Categories: Compassionate Care

SENIOR SEMINAR “Surviving Downsizing”

The topic of this month’s Senior Seminar, “Downsizing,” brought to mind many of you I’ve spoken to these past months who related you were using the time to sort, disperse and cull out the extras. One person was actually sitting at her dining table sorting through things when we visited! I need the motivation and so, together with your stories and the hope of a more simplistic life, I am researching steps to simplicity.

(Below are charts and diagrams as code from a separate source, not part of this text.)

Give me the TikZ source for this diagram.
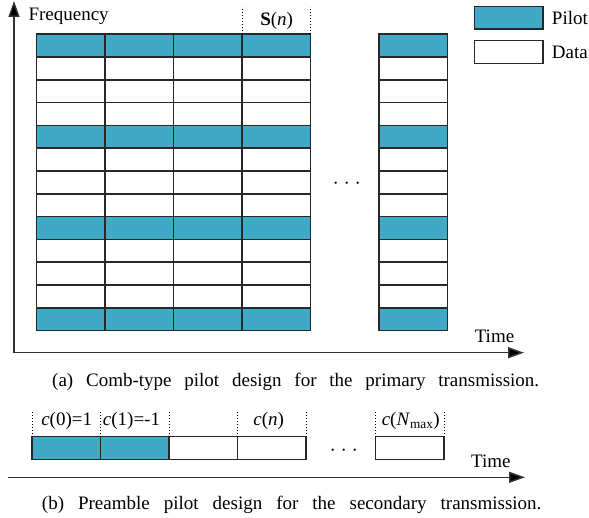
\documentclass[tikz,border=0pt]{standalone}
\usepackage{fontspec}
\setmainfont{Liberation Serif}
\usetikzlibrary{arrows.meta,positioning}
\definecolor{pilotblue}{RGB}{64,170,198}
\definecolor{gridgray}{RGB}{40,40,40}

\begin{document}
\begin{tikzpicture}[
  x=1pt, y=-1pt,
  font=\fontsize{19}{22}\selectfont,
  >={Triangle[length=16pt, width=11pt, fill=black]},
  cell/.style={rectangle, draw=gridgray, line width=1.5pt, fill=white,
    minimum width=68.5pt, minimum height=22.8pt, inner sep=0pt, outer sep=0pt},
  pilot/.style={cell, fill=pilotblue},
  axisline/.style={line width=1.5pt, draw=black!80},
  marker/.style={dotted, line width=1pt},
  txt/.style={inner sep=0pt, anchor=base}
]
\useasboundingbox (0,0) rectangle (589,518);

% Comb-type grid
\foreach \c/\xc in {0/70.95,1/139.45,2/207.95,3/276.45,4/413.45}
  \foreach \r in {0,...,12} {
    \pgfmathtruncatemacro{\rowmod}{mod(\r,4)}
    \ifnum\rowmod=0 \def\kind{pilot}\else\def\kind{cell}\fi
    \node[\kind] (g-\c-\r) at (\xc, 45.6+22.8*\r) {};
  }

% Axes
\coordinate (origin) at (14,352.7);
\coordinate (ftop) at (14,1);
\coordinate (tend) at (524,352.7);
\draw[axisline, <->] (ftop) -- (origin) -- (tend);

% Labels
\node[txt, anchor=base west] (freq) at (28.3,20.5) {Frequency};
\node[txt] (sn) at (276.7,25.5) {\textbf{S}(\textit{n})};
\draw[marker] (g-3-0.north west) -- ++(0,-27);
\draw[marker] (g-3-0.north east) -- ++(0,-27);
\node[txt] (timea) at (494.5,342.7) {Time};
\node[txt] (dotsa) at (346.8,189.5) {· · ·};

% Legend
\node[pilot] (legpilot) at (508.5,17.7) {};
\node[cell] (legdata) at (508.5,52) {};
\node[txt, anchor=west, right=9pt of legpilot] (pilotlab) {Pilot};
\node[txt, anchor=west, right=9pt of legdata] (datalab) {Data};

% Caption (a)
\node[txt] (capa) at (295.7,386.7)
  {\spaceskip=12.8pt\relax (a) Comb-type pilot design for the primary transmission.};

% Preamble blocks
\node[pilot] (p-0) at (66.25,448) {};
\node[pilot] (p-1) at (134.75,448) {};
\node[cell] (p-2) at (203.25,448) {};
\node[cell] (p-3) at (271.75,448) {};
\node[cell] (p-last) at (409.75,448) {};
\foreach \a in {p-0.north west,p-0.north east,p-1.north east,
                p-3.north west,p-3.north east,p-last.north west,p-last.north east}
  \draw[marker] (\a) -- ++(0,-26.7);
\node[txt] (c0) at (66.7,425.5) {\textit{c}(0)=1};
\node[txt] (c1) at (131.5,425.5) {\textit{c}(1)=-1};
\node[txt] (cn) at (268.7,425.5) {\textit{c}(\textit{n})};
\node[txt] (cmax) at (410.8,425.5) {\textit{c}(\textit{N}\textsubscript{max})};
\node[txt] (dotsb) at (343.8,456) {· · ·};

% Time axis (b)
\coordinate (bstart) at (8,477.3);
\coordinate (bend) at (525,477.3);
\draw[axisline, ->] (bstart) -- (bend);
\node[txt] (timeb) at (490.8,467.3) {Time};

% Caption (b)
\node[txt] (capb) at (291.7,509)
  {\spaceskip=14pt\relax (b) Preamble pilot design for the secondary transmission.};
\end{tikzpicture}
\end{document}
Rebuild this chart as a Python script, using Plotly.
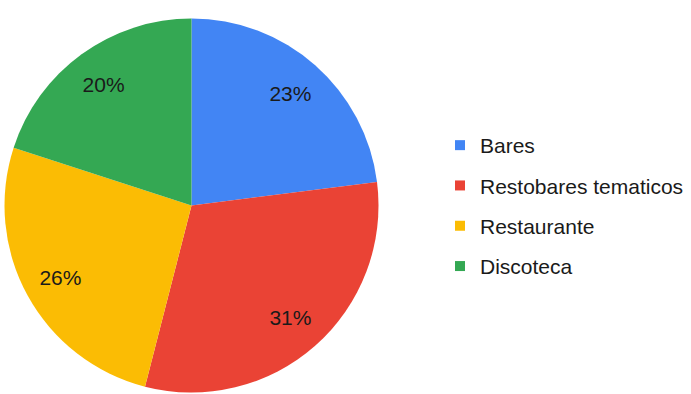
import plotly.graph_objects as go

categories = ["Bares", "Restobares tematicos", "Restaurante", "Discoteca"]
shares = [23, 31, 26, 20]
colors = ["#4285F4", "#EA4335", "#FBBC04", "#34A853"]

W, H = 691, 394
FONT = "Liberation Sans, Arial, sans-serif"
PIE_DOMAIN = dict(x=[4.5 / W, 378.5 / W], y=[1.5 / H, 375.5 / H])

fig = go.Figure()

# filled slices
fig.add_trace(go.Pie(
    labels=categories,
    values=shares,
    marker=dict(colors=colors, line=dict(width=0)),
    sort=False,
    direction="clockwise",
    rotation=0,
    textposition="none",
    showlegend=False,
    hoverinfo="label+percent",
    domain=PIE_DOMAIN,
))

# transparent ring on top, so the percentage labels sit near the rim
fig.add_trace(go.Pie(
    labels=categories,
    values=shares,
    hole=0.6,
    marker=dict(colors=["rgba(0,0,0,0)"] * len(shares), line=dict(width=0)),
    sort=False,
    direction="clockwise",
    rotation=0,
    texttemplate="%{value}%",
    textposition="inside",
    insidetextorientation="horizontal",
    textfont=dict(family=FONT, size=21, color="#1a1a1a"),
    showlegend=False,
    hoverinfo="skip",
    domain=PIE_DOMAIN,
))

# legend entries (one per category, spaced apart)
for name, col in zip(categories, colors):
    fig.add_trace(go.Scatter(
        x=[None], y=[None], mode="markers", name=name,
        legendgroup=name,
        marker=dict(symbol="square", size=10, color=col),
    ))

fig.update_layout(
    width=W, height=H,
    margin=dict(l=0, r=0, t=0, b=0),
    paper_bgcolor="white", plot_bgcolor="white",
    xaxis=dict(visible=False), yaxis=dict(visible=False),
    legend=dict(
        x=440 / W, y=1 - 125 / H, xanchor="left", yanchor="top",
        font=dict(family=FONT, size=21, color="#1a1a1a"),
        tracegroupgap=10, itemwidth=30,
        bgcolor="rgba(0,0,0,0)",
    ),
)

fig.write_html("out.html")
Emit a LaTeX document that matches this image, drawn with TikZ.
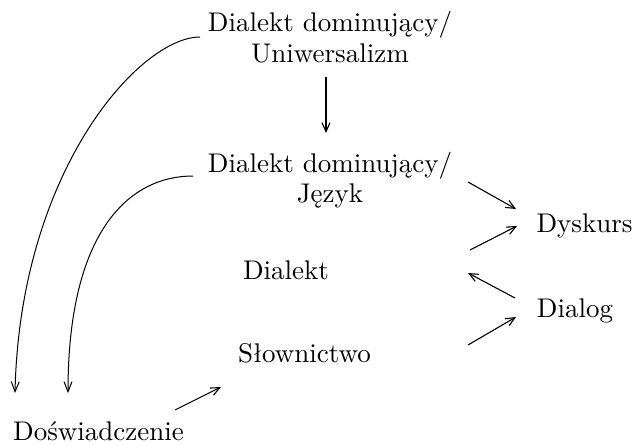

Turns out simplicity is one of the spiritual disciplines according to Richard Foster in his book, Spiritual Disciplines. Foster talks about the reasons simplicity is difficult in our society and also highlights the joys of embracing it. He doesn’t provide a nice succinct way to get there. But here are a few ideas from an Internet search about bringing simplicity to your life:

  • Stop adding stress to your life, or as a Facebook meme put it, “Don’t add drama to your own drama.” To do this, ask your- self: Will this matter in five days? Will it matter in five months? Will it matter in five years?” Or perhaps: “When I faced other problems has God been faithful in my life?”
  • Make your home simple by getting rid of clutter. If you don’t absolutely love something or if you haven’t used it in two years, take a picture of it and then get rid of it. The picture-taking works especially well if it is a “keepsake.”
  • Cook more food than you will eat. This cuts out much clean-up and simplifies your life by having convenient nutritious food ready to go when life has “cluttered” your day.
  • Eat slower. Put the fork down between bites. Savor.
  • Look for the simple pleasures and enjoy fully. The sun, the sight of the trees blow- ing, the color of the flowers, a laugh with a friend, the taste of the coffee.
  • Make notes. None of our memories are perfect, so writing lists, thoughts, ideas down helps to clear and “simplify” your mind to enjoy God moments and His peace.
  • Practice gratitude. Focus on not what has broken along the way but what has come together in love.